Your task is to transcribe all of the data below exactly, omitting the images.

^^^^^^^^^^^^^^^^

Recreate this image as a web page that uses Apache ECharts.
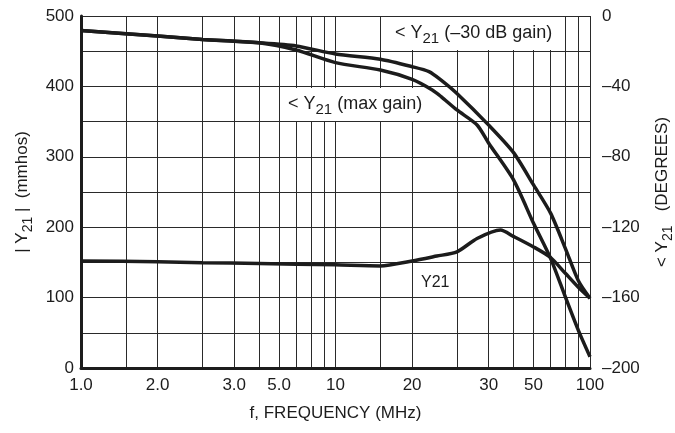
<!DOCTYPE html>
<html>
<head>
<meta charset="utf-8">
<script src="https://cdn.jsdelivr.net/npm/echarts@6/dist/echarts.min.js"></script>
<style>
  html, body { margin: 0; padding: 0; background: #fff; }
  #chart { width: 675px; height: 433px; }
</style>
</head>
<body>
<div id="chart"></div>
<script>
// semi-log paper: grid lines in MHz
var gridFreq = [1, 1.5, 2, 3, 4, 5, 6, 7, 8, 9, 10, 15, 20, 30, 40, 50, 60, 70, 80, 90, 100];
// printed labels sit on these lines (as in the datasheet)
var xLabelPos = [1, 2, 4, 6, 10, 20, 40, 60, 100];
var xLabelText = ['1.0', '2.0', '3.0', '5.0', '10', '20', '30', '50', '100'];

// |Y21| (mmhos), left axis
var magFreq = [1, 2, 3, 5, 10, 15, 20, 25, 30, 36, 44.5, 50, 60, 70, 80, 90, 100];
var magY21 = [152, 151, 149.5, 148.5, 146.5, 145, 152, 159, 165, 184, 196, 187, 172, 157, 134.5, 114.6, 99];

// <Y21 at -30 dB gain (degrees), right axis
var phaseLowFreq = [1, 2, 3, 5, 7, 10, 15, 20, 23.3, 26, 30, 40, 50, 60, 70, 80, 90, 100];
var phaseLow = [-8.3, -11.4, -13.3, -15.2, -17, -21.6, -24.6, -28.8, -31.6, -36.4, -44, -62, -77.5, -96, -112, -132, -150.4, -160.4];

// <Y21 at max gain (degrees), right axis
var phaseMaxFreq = [1, 2, 3, 5, 7, 10, 15, 20, 24, 26, 30, 36, 40, 50, 60, 70, 80, 90, 100];
var phaseMax = [-8.3, -11.4, -13.3, -15.2, -19.3, -26.5, -30.7, -36, -42, -45.8, -53.4, -61.9, -72.3, -93, -117.8, -137.7, -159.6, -178.6, -193.6];

var FONT = '"Liberation Sans", Arial, Helvetica, sans-serif';
var FS = 17;
var INK = '#1c1c1c';

function pairs(xs, ys) {
  return xs.map(function (x, i) { return [x, ys[i]]; });
}

var subRich = {
  s: { fontFamily: FONT, fontSize: 14, lineHeight: 13, verticalAlign: 'bottom', color: INK }
};
var noteRich = {
  s: { fontFamily: FONT, fontSize: 15, lineHeight: 14, verticalAlign: 'bottom', color: INK }
};

var chart = echarts.init(document.getElementById('chart'));

var option = {
  animation: false,
  backgroundColor: '#fff',
  textStyle: { fontFamily: FONT, color: INK },
  grid: { left: 81, right: 85, top: 16, bottom: 65, containLabel: false, outerBoundsMode: 'none' },
  xAxis: {
    type: 'log',
    logBase: 10,
    min: 1,
    max: 100,
    name: 'f, FREQUENCY (MHz)',
    nameLocation: 'middle',
    nameGap: 37,
    nameTextStyle: { fontFamily: FONT, fontSize: FS, color: INK },
    axisLine: { show: true, onZero: false, lineStyle: { color: INK, width: 3 } },
    axisTick: { show: false, customValues: gridFreq },
    minorTick: { show: false },
    splitLine: { show: true, lineStyle: { color: '#2a2a2a', width: 1 } },
    axisLabel: {
      customValues: xLabelPos,
      margin: 9,
      fontFamily: FONT,
      fontSize: FS,
      color: INK,
      formatter: function (v) {
        for (var i = 0; i < xLabelPos.length; i++) {
          if (Math.abs(Math.log10(xLabelPos[i]) - Math.log10(v)) < 0.01) return xLabelText[i];
        }
        return '';
      }
    }
  },
  yAxis: [
    {
      type: 'value',
      min: 0,
      max: 500,
      interval: 50,
      name: '| Y{s|21} |  (mmhos)',
      nameLocation: 'middle',
      nameGap: 42,
      nameTextStyle: { fontFamily: FONT, fontSize: FS, lineHeight: 24, color: INK, rich: subRich },
      axisLine: { show: true, lineStyle: { color: INK, width: 3 } },
      axisTick: { show: false },
      splitLine: { show: true, lineStyle: { color: '#2a2a2a', width: 1 } },
      axisLabel: {
        margin: 7,
        fontFamily: FONT,
        fontSize: FS,
        color: INK,
        formatter: function (v) { return v % 100 === 0 ? String(v) : ''; }
      }
    },
    {
      type: 'value',
      position: 'right',
      min: -200,
      max: 0,
      interval: 20,
      name: '< Y{s|21}   (DEGREES)',
      nameLocation: 'middle',
      nameGap: 56,
      nameTextStyle: { fontFamily: FONT, fontSize: FS, lineHeight: 24, color: INK, rich: subRich },
      axisLine: { show: false },
      axisTick: { show: false },
      splitLine: { show: false },
      axisLabel: {
        margin: 12,
        fontFamily: FONT,
        fontSize: FS,
        color: INK,
        formatter: function (v) {
          if (v % 40 !== 0) return '';
          return v < 0 ? '\u2013' + (-v) : String(v);
        }
      }
    }
  ],
  graphic: [
    { type: 'rect', z: 1, shape: { x: 391, y: 17, width: 170, height: 33 }, style: { fill: '#fff' } },
    { type: 'rect', z: 1, shape: { x: 284, y: 88, width: 143, height: 33 }, style: { fill: '#fff' } },
    {
      type: 'text', z: 3, left: 395, top: 21,
      style: { text: '< Y{s|21} (\u201330 dB gain)', font: '18px ' + FONT, lineHeight: 25, fill: INK, rich: noteRich }
    },
    {
      type: 'text', z: 3, left: 288, top: 92,
      style: { text: '< Y{s|21} (max gain)', font: '18px ' + FONT, lineHeight: 25, fill: INK, rich: noteRich }
    },
    {
      type: 'text', z: 3, left: 421, top: 275,
      style: { text: 'Y21', font: '16px ' + FONT, fill: INK }
    }
  ],
  series: [
    {
      name: '|Y21|',
      type: 'line',
      yAxisIndex: 0,
      data: pairs(magFreq, magY21),
      showSymbol: false,
      smooth: 0.25,
      lineStyle: { color: INK, width: 3.5 },
      z: 4
    },
    {
      name: '<Y21 (-30 dB gain)',
      type: 'line',
      yAxisIndex: 1,
      data: pairs(phaseLowFreq, phaseLow),
      showSymbol: false,
      smooth: 0.25,
      lineStyle: { color: INK, width: 3.5 },
      z: 4
    },
    {
      name: '<Y21 (max gain)',
      type: 'line',
      yAxisIndex: 1,
      data: pairs(phaseMaxFreq, phaseMax),
      showSymbol: false,
      smooth: 0.25,
      lineStyle: { color: INK, width: 3.5 },
      z: 4
    }
  ]
};

chart.setOption(option);
window.addEventListener('resize', function () { chart.resize(); });
</script>
</body>
</html>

^^^^^^^^^^^^^^^^

Result of this exercise:
Recreate this image as a web page that uses Apache ECharts.
<!DOCTYPE html>
<html>
<head>
<meta charset="utf-8">
<script src="https://cdn.jsdelivr.net/npm/echarts@6/dist/echarts.min.js"></script>
<style>
  html, body { margin: 0; padding: 0; background: #fff; }
  #chart { width: 675px; height: 433px; }
</style>
</head>
<body>
<div id="chart"></div>
<script>
// semi-log paper: grid lines in MHz
var gridFreq = [1, 1.5, 2, 3, 4, 5, 6, 7, 8, 9, 10, 15, 20, 30, 40, 50, 60, 70, 80, 90, 100];
// printed labels sit on these lines (as in the datasheet)
var xLabelPos = [1, 2, 4, 6, 10, 20, 40, 60, 100];
var xLabelText = ['1.0', '2.0', '3.0', '5.0', '10', '20', '30', '50', '100'];

// |Y21| (mmhos), left axis
var magFreq = [1, 2, 3, 5, 10, 15, 20, 25, 30, 36, 44.5, 50, 60, 70, 80, 90, 100];
var magY21 = [152, 151, 149.5, 148.5, 146.5, 145, 152, 159, 165, 184, 196, 187, 172, 157, 134.5, 114.6, 99];

// <Y21 at -30 dB gain (degrees), right axis
var phaseLowFreq = [1, 2, 3, 5, 7, 10, 15, 20, 23.3, 26, 30, 40, 50, 60, 70, 80, 90, 100];
var phaseLow = [-8.3, -11.4, -13.3, -15.2, -17, -21.6, -24.6, -28.8, -31.6, -36.4, -44, -62, -77.5, -96, -112, -132, -150.4, -160.4];

// <Y21 at max gain (degrees), right axis
var phaseMaxFreq = [1, 2, 3, 5, 7, 10, 15, 20, 24, 26, 30, 36, 40, 50, 60, 70, 80, 90, 100];
var phaseMax = [-8.3, -11.4, -13.3, -15.2, -19.3, -26.5, -30.7, -36, -42, -45.8, -53.4, -61.9, -72.3, -93, -117.8, -137.7, -159.6, -178.6, -193.6];

var FONT = '"Liberation Sans", Arial, Helvetica, sans-serif';
var FS = 17;
var INK = '#1c1c1c';

function pairs(xs, ys) {
  return xs.map(function (x, i) { return [x, ys[i]]; });
}

var subRich = {
  s: { fontFamily: FONT, fontSize: 14, lineHeight: 13, verticalAlign: 'bottom', color: INK }
};
var noteRich = {
  s: { fontFamily: FONT, fontSize: 15, lineHeight: 14, verticalAlign: 'bottom', color: INK }
};

var chart = echarts.init(document.getElementById('chart'));

var option = {
  animation: false,
  backgroundColor: '#fff',
  textStyle: { fontFamily: FONT, color: INK },
  grid: { left: 81, right: 85, top: 16, bottom: 65, containLabel: false, outerBoundsMode: 'none' },
  xAxis: {
    type: 'log',
    logBase: 10,
    min: 1,
    max: 100,
    name: 'f, FREQUENCY (MHz)',
    nameLocation: 'middle',
    nameGap: 37,
    nameTextStyle: { fontFamily: FONT, fontSize: FS, color: INK },
    axisLine: { show: true, onZero: false, lineStyle: { color: INK, width: 3 } },
    axisTick: { show: false, customValues: gridFreq },
    minorTick: { show: false },
    splitLine: { show: true, lineStyle: { color: '#2a2a2a', width: 1 } },
    axisLabel: {
      customValues: xLabelPos,
      margin: 9,
      fontFamily: FONT,
      fontSize: FS,
      color: INK,
      formatter: function (v) {
        for (var i = 0; i < xLabelPos.length; i++) {
          if (Math.abs(Math.log10(xLabelPos[i]) - Math.log10(v)) < 0.01) return xLabelText[i];
        }
        return '';
      }
    }
  },
  yAxis: [
    {
      type: 'value',
      min: 0,
      max: 500,
      interval: 50,
      name: '| Y{s|21} |  (mmhos)',
      nameLocation: 'middle',
      nameGap: 42,
      nameTextStyle: { fontFamily: FONT, fontSize: FS, lineHeight: 24, color: INK, rich: subRich },
      axisLine: { show: true, lineStyle: { color: INK, width: 3 } },
      axisTick: { show: false },
      splitLine: { show: true, lineStyle: { color: '#2a2a2a', width: 1 } },
      axisLabel: {
        margin: 7,
        fontFamily: FONT,
        fontSize: FS,
        color: INK,
        formatter: function (v) { return v % 100 === 0 ? String(v) : ''; }
      }
    },
    {
      type: 'value',
      position: 'right',
      min: -200,
      max: 0,
      interval: 20,
      name: '< Y{s|21}   (DEGREES)',
      nameLocation: 'middle',
      nameGap: 56,
      nameTextStyle: { fontFamily: FONT, fontSize: FS, lineHeight: 24, color: INK, rich: subRich },
      axisLine: { show: false },
      axisTick: { show: false },
      splitLine: { show: false },
      axisLabel: {
        margin: 12,
        fontFamily: FONT,
        fontSize: FS,
        color: INK,
        formatter: function (v) {
          if (v % 40 !== 0) return '';
          return v < 0 ? '\u2013' + (-v) : String(v);
        }
      }
    }
  ],
  graphic: [
    { type: 'rect', z: 1, shape: { x: 391, y: 17, width: 170, height: 33 }, style: { fill: '#fff' } },
    { type: 'rect', z: 1, shape: { x: 284, y: 88, width: 143, height: 33 }, style: { fill: '#fff' } },
    {
      type: 'text', z: 3, left: 395, top: 21,
      style: { text: '< Y{s|21} (\u201330 dB gain)', font: '18px ' + FONT, lineHeight: 25, fill: INK, rich: noteRich }
    },
    {
      type: 'text', z: 3, left: 288, top: 92,
      style: { text: '< Y{s|21} (max gain)', font: '18px ' + FONT, lineHeight: 25, fill: INK, rich: noteRich }
    },
    {
      type: 'text', z: 3, left: 421, top: 275,
      style: { text: 'Y21', font: '16px ' + FONT, fill: INK }
    }
  ],
  series: [
    {
      name: '|Y21|',
      type: 'line',
      yAxisIndex: 0,
      data: pairs(magFreq, magY21),
      showSymbol: false,
      smooth: 0.25,
      lineStyle: { color: INK, width: 3.5 },
      z: 4
    },
    {
      name: '<Y21 (-30 dB gain)',
      type: 'line',
      yAxisIndex: 1,
      data: pairs(phaseLowFreq, phaseLow),
      showSymbol: false,
      smooth: 0.25,
      lineStyle: { color: INK, width: 3.5 },
      z: 4
    },
    {
      name: '<Y21 (max gain)',
      type: 'line',
      yAxisIndex: 1,
      data: pairs(phaseMaxFreq, phaseMax),
      showSymbol: false,
      smooth: 0.25,
      lineStyle: { color: INK, width: 3.5 },
      z: 4
    }
  ]
};

chart.setOption(option);
window.addEventListener('resize', function () { chart.resize(); });
</script>
</body>
</html>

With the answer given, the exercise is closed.